Search code examples
phpstringcharsequence

What is the fastest way to check amount of specific chars in a string in PHP?


So i need to check if amount of chars from specific set in a string is higher than some number, what a fastest way to do that?

For example i have a long string "some text & some text & some text + a lot more + a lot more ... etc." and i need to check if there r more than 3 of next symbols: [&,.,+]. So when i encounter 4th occurrence of one of these chars i just need to return false, and stop the loop. So i think to create a simple function like that. But i wonder is there any native method in php to do such a thing? But i need some function which will not waste time parsing the string till the end, cuz the string may be pretty long. So i think regexp and functions like count_chars r not suited for that kind of job...

Any suggestions?


Solution

  • Well, all my thoughts were wrong and my expectations were crushed by real tests. RegExp seems to work from 2 to 7 times faster (with different strings) than self-made function with simple symbol-checking loop.

    The code:

    // self-made function:
    function chk_occurs($str,$chrs,$limit){
        $r=false;
        $count = 0;
        $length = strlen($str);
        for($i=0; $i<$length; $i++){
            if(in_array($str[$i], $chrs)){
                $count++;
                if($count>$limit){
                    $r=true;
                    break;
                }
            }
        }
        return $r;
    }
    
    // RegExp i've used for tests:
    preg_match('/([&\\.\\+]|[&\\.\\+][^&\\.\\+]+?){3,}?/',$str);
    

    Of course it works faster because it's a single call to native function, but even same code wrapped into function works from 2 to ~4.8 times faster.

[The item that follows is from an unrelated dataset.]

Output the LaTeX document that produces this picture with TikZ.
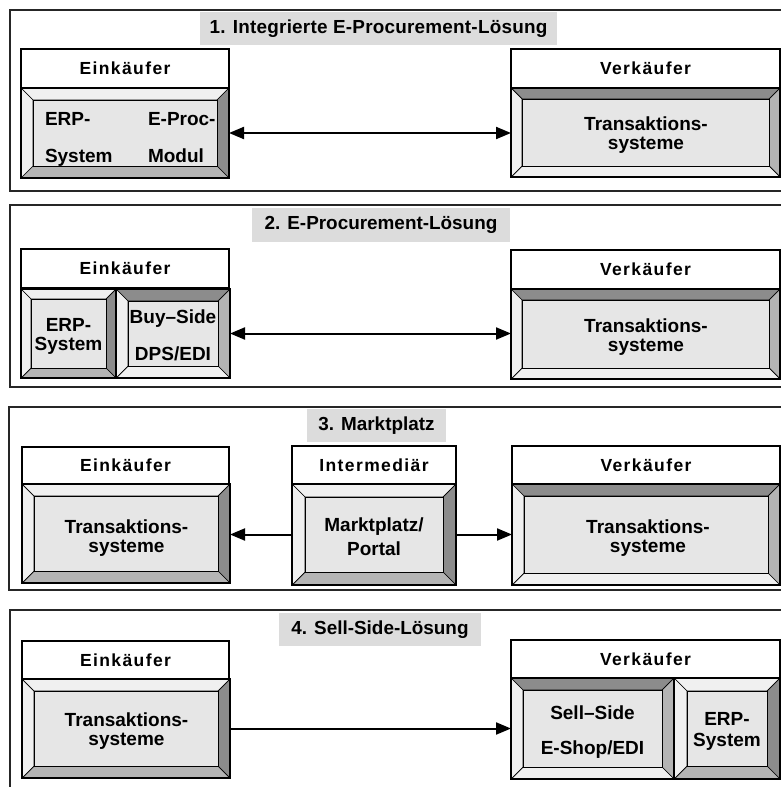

    //RegExp wrapped into the function:
    function chk_occurs_preg($str,$chrs,$limit){
        $chrs=preg_quote($chrs);
        return preg_match('/(['.$chrs.']|['.$chrs.'][^'.$chrs.']+?){'.$limit.',}?/',$str);
    }
    

    P.S. i wasn't bothered to check cpu-time, just was testing walltime measured via microtime(true); of the 200k iteration loop, but it's enough for me.